The task: Your task is to output the listing word for word, with pictures excluded.

Items listed in a dataset
● ● ● ● ● ● ●

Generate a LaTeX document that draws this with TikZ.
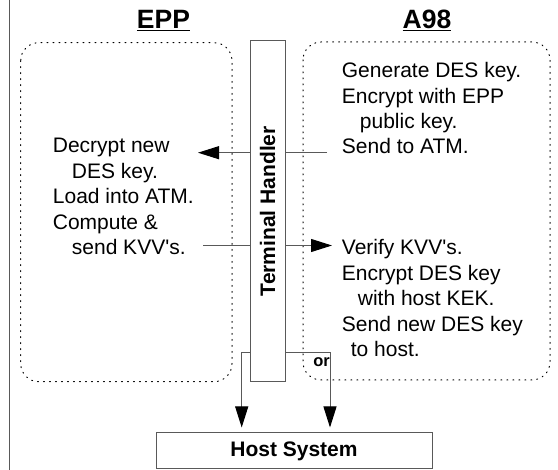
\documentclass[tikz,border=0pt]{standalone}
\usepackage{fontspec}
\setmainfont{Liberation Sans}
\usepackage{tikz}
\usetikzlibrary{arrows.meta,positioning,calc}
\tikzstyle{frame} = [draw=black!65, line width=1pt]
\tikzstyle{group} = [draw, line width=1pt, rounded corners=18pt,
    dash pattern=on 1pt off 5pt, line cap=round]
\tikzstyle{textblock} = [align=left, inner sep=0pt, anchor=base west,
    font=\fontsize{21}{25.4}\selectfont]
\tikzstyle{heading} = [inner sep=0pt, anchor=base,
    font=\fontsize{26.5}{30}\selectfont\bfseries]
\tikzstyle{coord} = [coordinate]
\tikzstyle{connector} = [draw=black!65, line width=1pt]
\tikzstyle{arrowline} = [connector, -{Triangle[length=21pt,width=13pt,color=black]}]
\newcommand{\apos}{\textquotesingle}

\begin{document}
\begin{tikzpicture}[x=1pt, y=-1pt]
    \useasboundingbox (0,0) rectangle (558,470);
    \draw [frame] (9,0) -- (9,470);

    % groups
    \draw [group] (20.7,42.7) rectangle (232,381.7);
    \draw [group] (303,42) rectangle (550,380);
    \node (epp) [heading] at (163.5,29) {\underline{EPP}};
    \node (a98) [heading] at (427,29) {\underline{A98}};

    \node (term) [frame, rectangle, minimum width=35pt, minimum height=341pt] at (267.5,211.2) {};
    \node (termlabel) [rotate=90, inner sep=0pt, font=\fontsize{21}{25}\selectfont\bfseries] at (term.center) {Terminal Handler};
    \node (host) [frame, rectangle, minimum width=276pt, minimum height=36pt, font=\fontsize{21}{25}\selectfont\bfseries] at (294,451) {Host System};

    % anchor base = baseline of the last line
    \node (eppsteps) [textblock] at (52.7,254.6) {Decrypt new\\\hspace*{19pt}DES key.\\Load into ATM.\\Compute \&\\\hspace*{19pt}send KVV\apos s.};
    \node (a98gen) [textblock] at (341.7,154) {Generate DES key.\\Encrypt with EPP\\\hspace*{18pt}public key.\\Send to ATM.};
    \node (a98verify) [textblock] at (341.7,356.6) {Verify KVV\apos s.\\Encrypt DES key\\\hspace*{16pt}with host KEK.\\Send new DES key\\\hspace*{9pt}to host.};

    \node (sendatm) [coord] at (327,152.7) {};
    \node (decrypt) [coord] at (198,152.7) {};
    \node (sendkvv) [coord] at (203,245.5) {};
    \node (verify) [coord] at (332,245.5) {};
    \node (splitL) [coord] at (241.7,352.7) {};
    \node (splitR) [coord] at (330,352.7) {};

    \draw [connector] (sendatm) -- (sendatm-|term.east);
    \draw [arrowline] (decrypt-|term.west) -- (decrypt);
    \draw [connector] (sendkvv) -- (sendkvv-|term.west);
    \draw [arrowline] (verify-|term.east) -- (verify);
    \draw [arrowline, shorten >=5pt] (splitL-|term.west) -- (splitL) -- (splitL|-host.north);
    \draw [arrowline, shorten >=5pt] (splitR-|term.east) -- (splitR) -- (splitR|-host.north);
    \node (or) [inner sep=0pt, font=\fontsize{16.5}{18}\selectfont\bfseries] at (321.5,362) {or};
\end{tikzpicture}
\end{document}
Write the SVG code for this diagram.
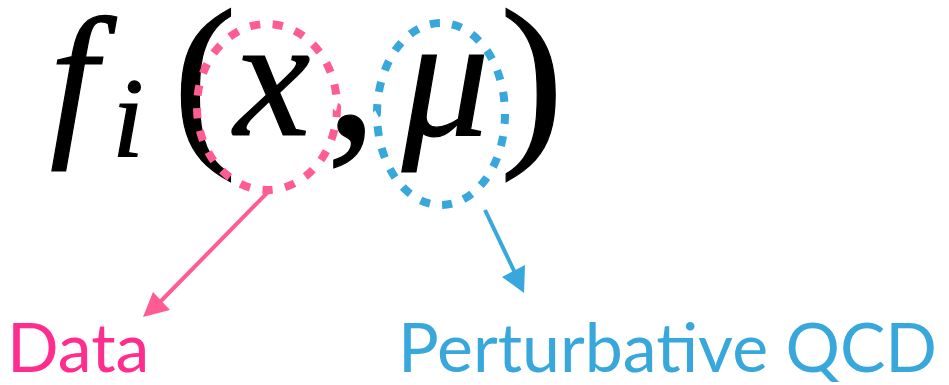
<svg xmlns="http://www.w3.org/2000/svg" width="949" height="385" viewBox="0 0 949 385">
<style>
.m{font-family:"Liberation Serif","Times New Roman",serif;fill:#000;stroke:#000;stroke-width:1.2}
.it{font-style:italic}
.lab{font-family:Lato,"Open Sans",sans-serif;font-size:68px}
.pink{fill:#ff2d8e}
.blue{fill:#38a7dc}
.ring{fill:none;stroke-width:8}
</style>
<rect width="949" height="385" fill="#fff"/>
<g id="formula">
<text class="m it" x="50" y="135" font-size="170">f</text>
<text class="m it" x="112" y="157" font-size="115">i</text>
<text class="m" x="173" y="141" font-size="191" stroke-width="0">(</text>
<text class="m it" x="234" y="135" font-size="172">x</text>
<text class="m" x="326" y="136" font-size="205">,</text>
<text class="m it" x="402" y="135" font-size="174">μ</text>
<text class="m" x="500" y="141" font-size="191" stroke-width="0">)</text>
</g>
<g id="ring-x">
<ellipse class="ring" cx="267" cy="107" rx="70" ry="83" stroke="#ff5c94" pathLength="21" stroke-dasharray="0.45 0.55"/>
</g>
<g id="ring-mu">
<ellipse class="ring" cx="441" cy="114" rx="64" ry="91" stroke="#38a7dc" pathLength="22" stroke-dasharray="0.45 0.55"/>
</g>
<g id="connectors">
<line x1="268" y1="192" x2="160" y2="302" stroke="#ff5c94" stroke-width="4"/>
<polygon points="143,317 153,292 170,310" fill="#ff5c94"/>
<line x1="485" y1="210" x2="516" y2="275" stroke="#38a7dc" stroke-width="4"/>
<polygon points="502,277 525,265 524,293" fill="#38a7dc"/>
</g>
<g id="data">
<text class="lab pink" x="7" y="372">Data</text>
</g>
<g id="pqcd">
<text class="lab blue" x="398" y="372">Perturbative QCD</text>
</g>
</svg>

● ● ● ● ● ● ●

Result:
Generate a LaTeX document that draws this with TikZ.
\documentclass[tikz,border=0pt]{standalone}
\usepackage{fontspec}
\setmainfont{Liberation Sans}
\usepackage{tikz}
\usetikzlibrary{arrows.meta,positioning,calc}
\tikzstyle{frame} = [draw=black!65, line width=1pt]
\tikzstyle{group} = [draw, line width=1pt, rounded corners=18pt,
    dash pattern=on 1pt off 5pt, line cap=round]
\tikzstyle{textblock} = [align=left, inner sep=0pt, anchor=base west,
    font=\fontsize{21}{25.4}\selectfont]
\tikzstyle{heading} = [inner sep=0pt, anchor=base,
    font=\fontsize{26.5}{30}\selectfont\bfseries]
\tikzstyle{coord} = [coordinate]
\tikzstyle{connector} = [draw=black!65, line width=1pt]
\tikzstyle{arrowline} = [connector, -{Triangle[length=21pt,width=13pt,color=black]}]
\newcommand{\apos}{\textquotesingle}

\begin{document}
\begin{tikzpicture}[x=1pt, y=-1pt]
    \useasboundingbox (0,0) rectangle (558,470);
    \draw [frame] (9,0) -- (9,470);

    % groups
    \draw [group] (20.7,42.7) rectangle (232,381.7);
    \draw [group] (303,42) rectangle (550,380);
    \node (epp) [heading] at (163.5,29) {\underline{EPP}};
    \node (a98) [heading] at (427,29) {\underline{A98}};

    \node (term) [frame, rectangle, minimum width=35pt, minimum height=341pt] at (267.5,211.2) {};
    \node (termlabel) [rotate=90, inner sep=0pt, font=\fontsize{21}{25}\selectfont\bfseries] at (term.center) {Terminal Handler};
    \node (host) [frame, rectangle, minimum width=276pt, minimum height=36pt, font=\fontsize{21}{25}\selectfont\bfseries] at (294,451) {Host System};

    % anchor base = baseline of the last line
    \node (eppsteps) [textblock] at (52.7,254.6) {Decrypt new\\\hspace*{19pt}DES key.\\Load into ATM.\\Compute \&\\\hspace*{19pt}send KVV\apos s.};
    \node (a98gen) [textblock] at (341.7,154) {Generate DES key.\\Encrypt with EPP\\\hspace*{18pt}public key.\\Send to ATM.};
    \node (a98verify) [textblock] at (341.7,356.6) {Verify KVV\apos s.\\Encrypt DES key\\\hspace*{16pt}with host KEK.\\Send new DES key\\\hspace*{9pt}to host.};

    \node (sendatm) [coord] at (327,152.7) {};
    \node (decrypt) [coord] at (198,152.7) {};
    \node (sendkvv) [coord] at (203,245.5) {};
    \node (verify) [coord] at (332,245.5) {};
    \node (splitL) [coord] at (241.7,352.7) {};
    \node (splitR) [coord] at (330,352.7) {};

    \draw [connector] (sendatm) -- (sendatm-|term.east);
    \draw [arrowline] (decrypt-|term.west) -- (decrypt);
    \draw [connector] (sendkvv) -- (sendkvv-|term.west);
    \draw [arrowline] (verify-|term.east) -- (verify);
    \draw [arrowline, shorten >=5pt] (splitL-|term.west) -- (splitL) -- (splitL|-host.north);
    \draw [arrowline, shorten >=5pt] (splitR-|term.east) -- (splitR) -- (splitR|-host.north);
    \node (or) [inner sep=0pt, font=\fontsize{16.5}{18}\selectfont\bfseries] at (321.5,362) {or};
\end{tikzpicture}
\end{document}
Write the SVG code for this diagram.
<svg xmlns="http://www.w3.org/2000/svg" width="949" height="385" viewBox="0 0 949 385">
<style>
.m{font-family:"Liberation Serif","Times New Roman",serif;fill:#000;stroke:#000;stroke-width:1.2}
.it{font-style:italic}
.lab{font-family:Lato,"Open Sans",sans-serif;font-size:68px}
.pink{fill:#ff2d8e}
.blue{fill:#38a7dc}
.ring{fill:none;stroke-width:8}
</style>
<rect width="949" height="385" fill="#fff"/>
<g id="formula">
<text class="m it" x="50" y="135" font-size="170">f</text>
<text class="m it" x="112" y="157" font-size="115">i</text>
<text class="m" x="173" y="141" font-size="191" stroke-width="0">(</text>
<text class="m it" x="234" y="135" font-size="172">x</text>
<text class="m" x="326" y="136" font-size="205">,</text>
<text class="m it" x="402" y="135" font-size="174">μ</text>
<text class="m" x="500" y="141" font-size="191" stroke-width="0">)</text>
</g>
<g id="ring-x">
<ellipse class="ring" cx="267" cy="107" rx="70" ry="83" stroke="#ff5c94" pathLength="21" stroke-dasharray="0.45 0.55"/>
</g>
<g id="ring-mu">
<ellipse class="ring" cx="441" cy="114" rx="64" ry="91" stroke="#38a7dc" pathLength="22" stroke-dasharray="0.45 0.55"/>
</g>
<g id="connectors">
<line x1="268" y1="192" x2="160" y2="302" stroke="#ff5c94" stroke-width="4"/>
<polygon points="143,317 153,292 170,310" fill="#ff5c94"/>
<line x1="485" y1="210" x2="516" y2="275" stroke="#38a7dc" stroke-width="4"/>
<polygon points="502,277 525,265 524,293" fill="#38a7dc"/>
</g>
<g id="data">
<text class="lab pink" x="7" y="372">Data</text>
</g>
<g id="pqcd">
<text class="lab blue" x="398" y="372">Perturbative QCD</text>
</g>
</svg>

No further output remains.